Raw data =
---
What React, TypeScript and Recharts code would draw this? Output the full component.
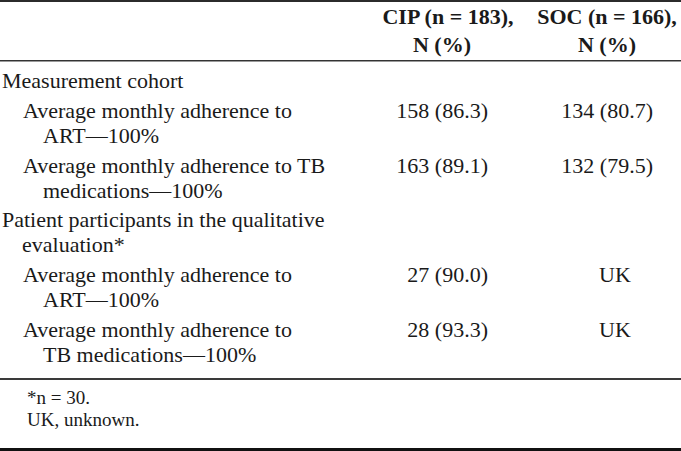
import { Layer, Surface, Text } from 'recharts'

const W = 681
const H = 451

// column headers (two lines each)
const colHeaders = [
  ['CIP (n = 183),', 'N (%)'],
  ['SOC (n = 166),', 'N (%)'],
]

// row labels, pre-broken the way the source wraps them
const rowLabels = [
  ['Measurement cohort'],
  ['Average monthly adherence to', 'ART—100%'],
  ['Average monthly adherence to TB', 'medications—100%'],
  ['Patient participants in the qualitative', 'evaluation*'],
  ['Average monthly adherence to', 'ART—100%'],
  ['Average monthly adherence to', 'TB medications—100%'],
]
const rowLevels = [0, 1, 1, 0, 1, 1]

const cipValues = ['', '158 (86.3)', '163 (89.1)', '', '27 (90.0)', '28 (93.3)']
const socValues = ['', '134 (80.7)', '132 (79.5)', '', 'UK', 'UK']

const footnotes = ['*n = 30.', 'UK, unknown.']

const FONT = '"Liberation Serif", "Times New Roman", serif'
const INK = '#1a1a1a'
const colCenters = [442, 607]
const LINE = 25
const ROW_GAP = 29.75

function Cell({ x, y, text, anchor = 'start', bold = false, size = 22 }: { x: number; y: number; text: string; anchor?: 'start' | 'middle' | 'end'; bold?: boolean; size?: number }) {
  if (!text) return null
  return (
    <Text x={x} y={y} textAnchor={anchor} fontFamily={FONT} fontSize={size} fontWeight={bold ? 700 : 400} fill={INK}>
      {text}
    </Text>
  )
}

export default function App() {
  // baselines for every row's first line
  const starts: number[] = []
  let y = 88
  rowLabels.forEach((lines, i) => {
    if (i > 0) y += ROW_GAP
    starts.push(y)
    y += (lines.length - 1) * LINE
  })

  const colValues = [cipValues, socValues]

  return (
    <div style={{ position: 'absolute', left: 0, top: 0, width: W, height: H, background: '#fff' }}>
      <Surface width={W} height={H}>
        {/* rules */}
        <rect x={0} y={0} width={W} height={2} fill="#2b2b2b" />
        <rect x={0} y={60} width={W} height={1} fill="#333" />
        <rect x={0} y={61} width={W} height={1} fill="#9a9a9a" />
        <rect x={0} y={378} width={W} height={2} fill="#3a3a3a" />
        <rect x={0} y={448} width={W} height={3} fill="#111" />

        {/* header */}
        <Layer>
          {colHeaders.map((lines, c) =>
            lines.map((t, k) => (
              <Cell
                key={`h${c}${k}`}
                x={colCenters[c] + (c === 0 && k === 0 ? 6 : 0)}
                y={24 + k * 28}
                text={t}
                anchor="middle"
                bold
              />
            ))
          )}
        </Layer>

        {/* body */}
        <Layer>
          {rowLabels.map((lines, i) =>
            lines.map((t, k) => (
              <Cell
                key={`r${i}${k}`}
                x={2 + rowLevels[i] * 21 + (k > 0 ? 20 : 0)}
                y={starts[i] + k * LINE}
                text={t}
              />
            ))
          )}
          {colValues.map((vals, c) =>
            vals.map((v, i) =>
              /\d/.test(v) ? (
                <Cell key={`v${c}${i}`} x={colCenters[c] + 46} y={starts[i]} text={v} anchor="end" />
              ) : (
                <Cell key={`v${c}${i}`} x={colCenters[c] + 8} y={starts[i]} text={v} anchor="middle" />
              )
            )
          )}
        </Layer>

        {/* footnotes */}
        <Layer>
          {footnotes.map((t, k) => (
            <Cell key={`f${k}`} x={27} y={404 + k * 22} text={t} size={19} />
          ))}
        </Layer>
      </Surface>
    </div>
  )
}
---
The material above holds pictures; copy everything else in it exactly.

What React, TypeScript and Recharts code would draw this? Output the full component.
import { Layer, Surface, Text } from 'recharts'

const W = 681
const H = 451

// column headers (two lines each)
const colHeaders = [
  ['CIP (n = 183),', 'N (%)'],
  ['SOC (n = 166),', 'N (%)'],
]

// row labels, pre-broken the way the source wraps them
const rowLabels = [
  ['Measurement cohort'],
  ['Average monthly adherence to', 'ART—100%'],
  ['Average monthly adherence to TB', 'medications—100%'],
  ['Patient participants in the qualitative', 'evaluation*'],
  ['Average monthly adherence to', 'ART—100%'],
  ['Average monthly adherence to', 'TB medications—100%'],
]
const rowLevels = [0, 1, 1, 0, 1, 1]

const cipValues = ['', '158 (86.3)', '163 (89.1)', '', '27 (90.0)', '28 (93.3)']
const socValues = ['', '134 (80.7)', '132 (79.5)', '', 'UK', 'UK']

const footnotes = ['*n = 30.', 'UK, unknown.']

const FONT = '"Liberation Serif", "Times New Roman", serif'
const INK = '#1a1a1a'
const colCenters = [442, 607]
const LINE = 25
const ROW_GAP = 29.75

function Cell({ x, y, text, anchor = 'start', bold = false, size = 22 }: { x: number; y: number; text: string; anchor?: 'start' | 'middle' | 'end'; bold?: boolean; size?: number }) {
  if (!text) return null
  return (
    <Text x={x} y={y} textAnchor={anchor} fontFamily={FONT} fontSize={size} fontWeight={bold ? 700 : 400} fill={INK}>
      {text}
    </Text>
  )
}

export default function App() {
  // baselines for every row's first line
  const starts: number[] = []
  let y = 88
  rowLabels.forEach((lines, i) => {
    if (i > 0) y += ROW_GAP
    starts.push(y)
    y += (lines.length - 1) * LINE
  })

  const colValues = [cipValues, socValues]

  return (
    <div style={{ position: 'absolute', left: 0, top: 0, width: W, height: H, background: '#fff' }}>
      <Surface width={W} height={H}>
        {/* rules */}
        <rect x={0} y={0} width={W} height={2} fill="#2b2b2b" />
        <rect x={0} y={60} width={W} height={1} fill="#333" />
        <rect x={0} y={61} width={W} height={1} fill="#9a9a9a" />
        <rect x={0} y={378} width={W} height={2} fill="#3a3a3a" />
        <rect x={0} y={448} width={W} height={3} fill="#111" />

        {/* header */}
        <Layer>
          {colHeaders.map((lines, c) =>
            lines.map((t, k) => (
              <Cell
                key={`h${c}${k}`}
                x={colCenters[c] + (c === 0 && k === 0 ? 6 : 0)}
                y={24 + k * 28}
                text={t}
                anchor="middle"
                bold
              />
            ))
          )}
        </Layer>

        {/* body */}
        <Layer>
          {rowLabels.map((lines, i) =>
            lines.map((t, k) => (
              <Cell
                key={`r${i}${k}`}
                x={2 + rowLevels[i] * 21 + (k > 0 ? 20 : 0)}
                y={starts[i] + k * LINE}
                text={t}
              />
            ))
          )}
          {colValues.map((vals, c) =>
            vals.map((v, i) =>
              /\d/.test(v) ? (
                <Cell key={`v${c}${i}`} x={colCenters[c] + 46} y={starts[i]} text={v} anchor="end" />
              ) : (
                <Cell key={`v${c}${i}`} x={colCenters[c] + 8} y={starts[i]} text={v} anchor="middle" />
              )
            )
          )}
        </Layer>

        {/* footnotes */}
        <Layer>
          {footnotes.map((t, k) => (
            <Cell key={`f${k}`} x={27} y={404 + k * 22} text={t} size={19} />
          ))}
        </Layer>
      </Surface>
    </div>
  )
}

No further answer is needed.